Information has come to play an increasingly fundamental role in our lives during the last few decades: billions of computers are now interconnected over the world, and our technology – and hence our survival and well-being – crucially rely on them.
It is much harder to argue that information plays a role in fundamental physics.
Traditionally, fundamental physics expresses predictions about where, say, a particle will go, given its initial state and its laws of motion. This paradigm has been the prevailing one since Galileo and Newton and has been extremely successful – allowing us to formulate deeper and deeper explanations of the physical world, of which quantum theory and general relativity are the current best examples. Yet, there are things in the physical world that this mode of explanation cannot adequately capture for us.
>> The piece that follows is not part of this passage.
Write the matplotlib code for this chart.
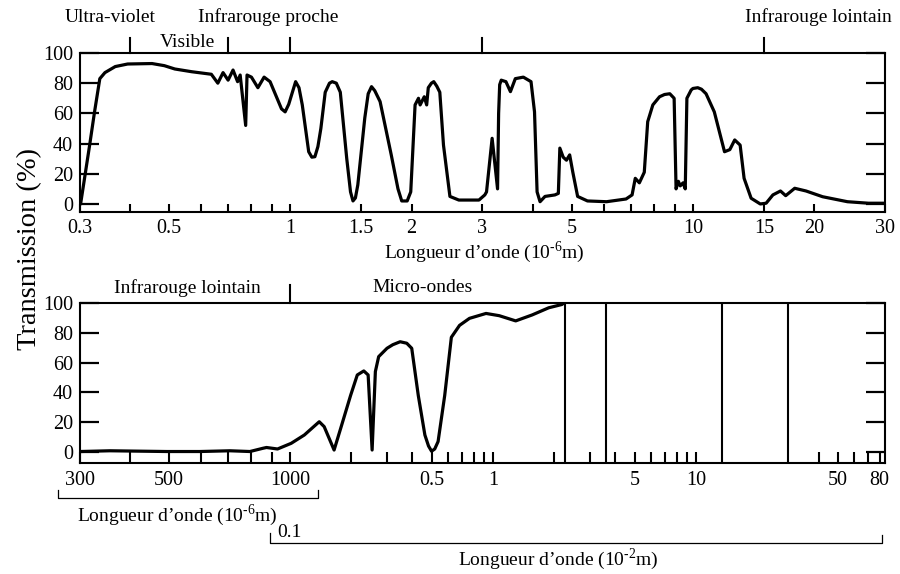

Information is one such thing.
For a start, that information is an element of the physical world is itself rather hard to grasp and counterintuitive! This is because information does not look like the usual objects that physics uses to explain reality. Information is not an observable, such as the velocity of a particle; nor does it depend on all the details of the physical system that happens to instantiate it: one bit of information can be instantiated equally well by systems with very different properties (e.g., the transistors of a computer, the flags of an air-traffic controller and the neurons in the brain). Indeed, one key property of information is that it can be copied from one such system to any other, irrespective of their details, still retaining all of its properties qua information. This is a counterfactual property – about some transformation (i.e. , copying) being possible.